Arithmetic in $\mathbb{Z}[i]$ is not that different than the algebraic arithmetic you were taught before you even knew about imaginary numbers. To add up two Gaussian integers $a + bi$ and $c + di$, you just have to line up the real parts, add them up, line up the imaginary parts, add them up, and there you have it. Thus $(a + bi) + (c + di) = (a + c) + (b + d)i$.

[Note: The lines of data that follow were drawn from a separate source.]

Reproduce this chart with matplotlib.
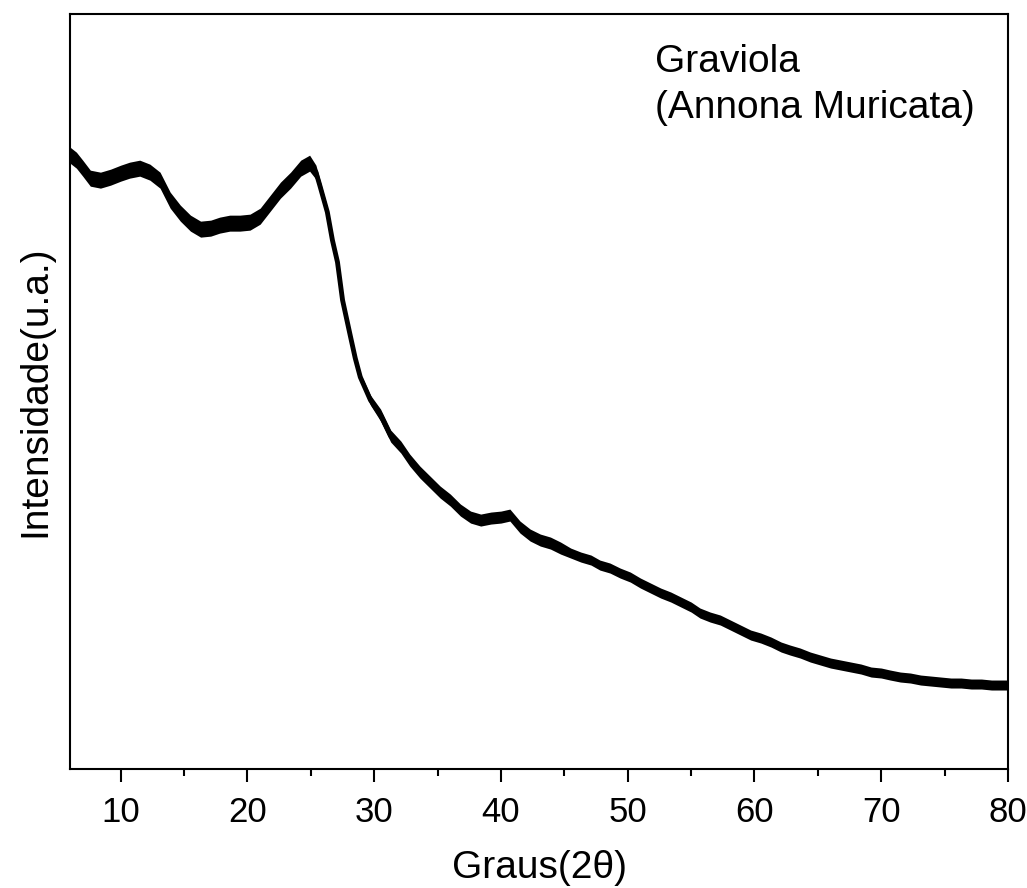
import numpy as np
import matplotlib.pyplot as plt

plt.rcParams['font.family'] = ['Liberation Sans', 'DejaVu Sans']

# 2theta (graus) and intensity (a.u.) (centre of the noisy trace)
two_theta = [6.0, 6.5, 7.0, 7.6, 8.4, 9.2, 10.0, 10.7, 11.5, 12.3, 13.1, 13.9,
             14.7, 15.5, 16.3, 17.1, 17.8, 18.6, 19.4, 20.2, 21.0, 21.8, 22.6,
             23.4, 24.2, 24.9, 25.4, 25.7, 26.3, 26.7, 27.1, 27.5, 28.1, 28.5,
             28.9, 29.7, 30.5, 31.3, 32.1, 32.8, 33.6, 34.4, 35.2, 36.0, 36.8,
             37.6, 38.4, 39.2, 40.0, 40.7, 41.5, 42.3, 43.1, 43.9, 44.7, 45.5,
             46.3, 47.1, 47.8, 48.6, 49.4, 50.2, 51.0, 51.8, 52.6, 53.4, 54.2,
             55.0, 55.7, 56.5, 57.3, 58.1, 58.9, 59.7, 60.5, 61.3, 62.1, 62.8,
             63.6, 64.4, 65.2, 66.0, 66.8, 67.6, 68.4, 69.2, 70.0, 70.7, 71.5,
             72.3, 73.1, 73.9, 74.7, 75.5, 76.3, 77.1, 77.9, 78.7, 80.0]
intensidade = [614, 609, 601, 591, 589, 592, 596, 599, 601, 597, 589, 569,
               556, 546, 540, 541, 544, 546, 546, 547, 553, 566, 579,
               589, 601, 606, 597, 584, 557, 529, 507, 469, 434, 411,
               392, 369, 354, 333, 322, 309, 297, 287, 277, 269, 259,
               252, 249, 251, 252, 254, 242, 234, 229, 226, 221, 216,
               212, 209, 204, 201, 196, 192, 186, 181, 176, 172, 167,
               162, 156, 152, 149, 144, 139, 134, 131, 127, 122, 119,
               116, 112, 109, 106, 104, 102, 100, 97, 96, 94, 92,
               91, 89, 88, 87, 86, 86, 85, 85, 84, 84]
# half-width of the noise band around the trace
ruido = [8, 8, 8, 8, 8, 8, 8, 8, 8, 8, 8, 8,
         8, 8, 8, 8, 8, 8, 8, 8, 8, 8, 8,
         8, 8, 8, 7, 6, 5, 4, 4, 4, 4, 4,
         4, 5, 6, 6, 6, 6, 6, 6, 6, 6, 6,
         6, 6, 6, 6, 6, 6, 6, 6, 6, 6, 5,
         5, 5, 5, 5, 5, 5, 5, 5, 5, 5, 5,
         5, 5, 5, 5, 5, 5, 5, 5, 5, 5, 5,
         5, 5, 5, 5, 5, 5, 5, 5, 5, 5, 5,
         5, 5, 5, 5, 5, 5, 5, 5, 5, 5]

x = np.array(two_theta)
y = np.array(intensidade)
r = np.array(ruido)

fig = plt.figure(figsize=(10.27, 8.88), dpi=100)
ax = fig.add_axes([0.0682, 0.134, 0.9133, 0.850])

ax.fill_between(x, y - r, y + r, color='black', lw=0)
ax.plot(x, y, color='black', lw=3.5)

ax.set_xlim(6, 80)
ax.set_ylim(0, 755)
ax.set_xticks(np.arange(10, 81, 10))
ax.set_xticks(np.arange(15, 80, 10), minor=True)
ax.set_yticks([])
ax.tick_params(axis='x', which='major', direction='out', length=9.5, width=1.5,
               labelsize=25, pad=10)
ax.tick_params(axis='x', which='minor', direction='out', length=5, width=1.5)
for s in ax.spines.values():
    s.set_linewidth(1.5)

ax.set_xlabel('Graus(2θ)', fontsize=28, labelpad=15)
ax.set_ylabel('Intensidade(u.a.)', fontsize=28, labelpad=12)

ax.text(0.624, 0.923, 'Graviola', transform=ax.transAxes, fontsize=28,
        va='baseline', ha='left')
ax.text(0.624, 0.862, '(Annona Muricata)', transform=ax.transAxes, fontsize=28,
        va='baseline', ha='left')

plt.savefig('out.png', dpi=100)
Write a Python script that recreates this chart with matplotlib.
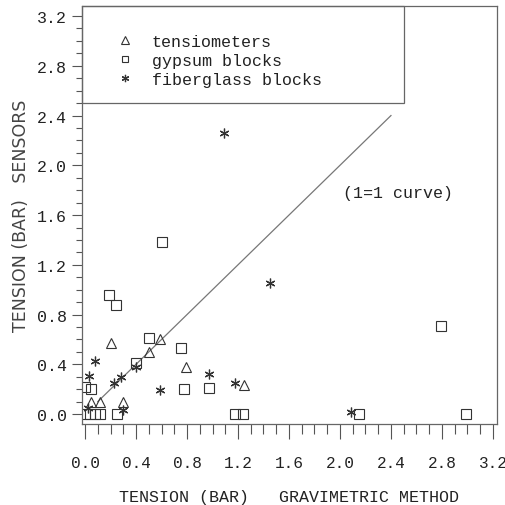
import numpy as np
import matplotlib
matplotlib.use('Agg')
import matplotlib.pyplot as plt
from matplotlib.patches import Rectangle
from matplotlib.ticker import MultipleLocator

# values (x = gravimetric, y = sensors), bar
tens_x = [0.20, 0.59, 0.50, 0.79, 0.30, 0.05, 0.12, 1.25]
tens_y = [0.57, 0.60, 0.50, 0.38, 0.10, 0.10, 0.10, 0.23]

gyps_x = [0.00, 0.04, 0.08, 0.12, 0.25, 0.00, 0.05, 0.40, 0.50, 0.75,
          0.78, 0.97, 1.18, 1.24, 2.15, 2.99, 2.79, 0.60, 0.19, 0.24]
gyps_y = [0.00, 0.00, 0.00, 0.00, 0.00, 0.22, 0.20, 0.41, 0.61, 0.53,
          0.20, 0.21, 0.00, 0.00, 0.00, 0.00, 0.71, 1.38, 0.96, 0.88]

fib_x = [0.08, 0.03, 0.28, 0.23, 0.40, 0.59, 0.30, 0.02, 0.97, 1.18,
         1.45, 2.09, 1.09]
fib_y = [0.43, 0.31, 0.30, 0.25, 0.38, 0.19, 0.03, 0.05, 0.32, 0.25,
         1.05, 0.02, 2.26]

line_ends = [0.10, 2.40]
ticks = [0.0, 0.4, 0.8, 1.2, 1.6, 2.0, 2.4, 2.8, 3.2]

mono = 'Liberation Mono'
ink = '#333333'
asterisk = (6, 2, 0)   # six-armed line star

fig = plt.figure(figsize=(5.06, 5.06), dpi=100)
ax = fig.add_axes([0.162, 0.160, 0.820, 0.826])

# 1=1 line
ax.plot(line_ends, line_ends, color='#777777', lw=0.9)

ax.plot(tens_x, tens_y, ls='none', marker='^', ms=7, mfc='none',
        mec=ink, mew=0.8, label='tensiometers')
ax.plot(gyps_x, gyps_y, ls='none', marker='s', ms=6.5, mfc='none',
        mec=ink, mew=0.8, label='gypsum blocks')
ax.plot(fib_x, fib_y, ls='none', marker=asterisk, ms=7, color=ink,
        mew=0.9, label='fiberglass blocks')

ax.text(2.02, 1.78, '(1=1 curve)', family=mono, fontsize=12,
        color='#222222', va='center', ha='left')

ax.set_xlim(-0.024, 3.231)
ax.set_ylim(-0.080, 3.28)
ax.set_xticks(ticks)
ax.set_yticks(ticks)
ax.set_xticklabels(['%.1f' % t for t in ticks], family=mono, fontsize=11.6)
ax.set_yticklabels(['%.1f' % t for t in ticks], family=mono, fontsize=12)
ax.xaxis.set_minor_locator(MultipleLocator(0.1))
ax.yaxis.set_minor_locator(MultipleLocator(0.1))
ax.tick_params(axis='x', which='major', length=11, width=0.8, pad=11,
               colors='#555555', labelcolor='#222222')
ax.tick_params(axis='x', which='minor', length=7, width=0.8, colors='#555555')
ax.tick_params(axis='y', which='major', length=7, width=0.8, pad=4,
               colors='#555555', labelcolor='#222222')
ax.tick_params(axis='y', which='minor', length=4.5, width=0.8, colors='#555555')
for s in ax.spines.values():
    s.set_color('#666666')
    s.set_linewidth(0.9)

ax.set_xlabel('TENSION (BAR)   GRAVIMETRIC METHOD', family=mono,
              fontsize=12, color='#222222', labelpad=14)
ax.set_ylabel('TENSION (BAR)   SENSORS', fontsize=12.5, color='#444444',
              labelpad=5)

# legend box attached to the top-left corner of the frame
ax.add_patch(Rectangle((0.0, 0.769), 0.776, 0.231, transform=ax.transAxes,
                       fill=False, edgecolor='#666666', lw=0.9,
                       clip_on=False))
leg = ax.legend(loc='upper left', bbox_to_anchor=(0.084, 0.933),
                borderaxespad=0, borderpad=0, frameon=False,
                prop={'family': mono, 'size': 12}, handlelength=1.0,
                handletextpad=1.1, labelspacing=0.24, markerscale=0.75)
for t in leg.get_texts():
    t.set_color('#222222')

fig.savefig('out.png', dpi=100)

For multiplication you just need to remember the mnemonic FOIL (First, Outer, Inner, Last). Thus $$(a + bi)(c + di) = ac + adi + bci + bdi^2.$$ But since, as you already know, $i^2 = -1$, $bdi^2 = -bd$ and therefore $$(a + bi)(c + di) = (ac - bd) + (ad + bc)i.$$
To answer the third and fourth points, let's backtrack to $\mathbb{Z}$. Factorize the integer $-10$. Valid answers include $(-1) \times 2 \times 5$ and $-2 \times 5$ and $2 \times -5$. These are not distinct because the only distinction is multiplication by units ($-1$ is one of the units of $\mathbb{Z}$, and $1$ is the other one). Nor do we care about order: $-5 \times 2$ is just a different ordering of $2 \times -5$. If $p$ is a positive prime, then is divisible only by $-p$, the two units, and itself.
In $\mathbb{Z}[i]$, the units, "clockwise," are $i, 1, -i, -1$. The way that you know whether an algebraic integer of degree $2$ is a unit is if in the equation $x^2 - 2Tx + N$ we have $|N| = 1$. $N$ will depend on $\theta$, but since here $\theta = i$, we have $N = a^2 + b^2$.
A number like $2 + i$ is divisible only by the units of $\mathbb{Z}[i]$, and by itself multiplied by the units, but by no other numbers of $\mathbb{Z}[i]$. This means that $2 + i$ is prime (or at least irreducible, though in this domain the distinction is not as relevant as in say, $\mathbb{Z}[\sqrt{-5}]$. So there are primes in $\mathbb{Z}[i]$.
Do they factor uniquely? Yes, they do. I might come back later and elaborate further on this point, giving a proof, or at least a link to a proof. For now, before I have to log off, I will just remind you to be aware of units. Hence $$5 = (2 - i)(2 + i) = (1 - 2i)(1 + 2i)$$ does not present two distinct factorizations. For instance, calculate $(2 - i) \times i$.